Je crois que, pour comprendre avec tant d'intelligence Léautaud, il faut avoir beaucoup vécu. Et je ne parle pas d'âge, bien entendu.
Oui, tu as dit ce que je pense tout bas, depuis des années. Et, vois-tu, mon secret, c'est que je ne me suis jamais sentie capable de parler directement de ce livre, sans allusions ou sans me cacher, parce que cela me faisait trop mal. Tu as réussi en accueillant ce livre, en l'aimant, en le comprenant, à me guérir d'une forme de mutisme.
Merci pour ce cadeau. Tu es très forte.

Anonyme a dit…

comment ne pas le lire, après vous avoir lu toutes les 2....j'ai la gorge serrée, et une prtite fille en moi qui pleure encore parfois, alors oui, je vais le lire...merci!
amélie-note!

VanessaV a dit…

Holly golightly: merci pour tes mots, tu sais maintenant à quel point ils me touchent. Ton présent a été une part d'expression de mes souffrances...merci infiniment. Et mon mutisme est autre. Je le désigne avec brutalité sans m'en désaisir, je le module en bouche, je me gargarise avec... je ne le lache pas quand il le faudrait. Mon mutisme est dans cette inaction, cette impression de subir. Le cadeau, c'est toi qui me l'a apporté sur un plateau....

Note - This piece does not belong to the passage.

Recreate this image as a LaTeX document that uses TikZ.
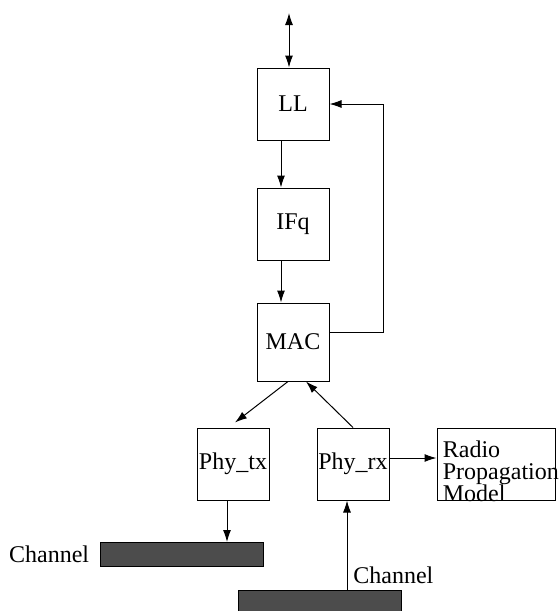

Amélie-note: je pense que ce livre parle aux souffrances enfantines mais aussi à ceux qui ont regardé les femmes sous tous les angles. Bonne lecture explicite...

Lyvie a dit…

merci vanessa pour m'avoir guidée vers ce billet. Il est très fort. Je le note. Il semble d'une belle acuité sur le sentiment amoureux, et son lien avec nos fêlures d'enfance.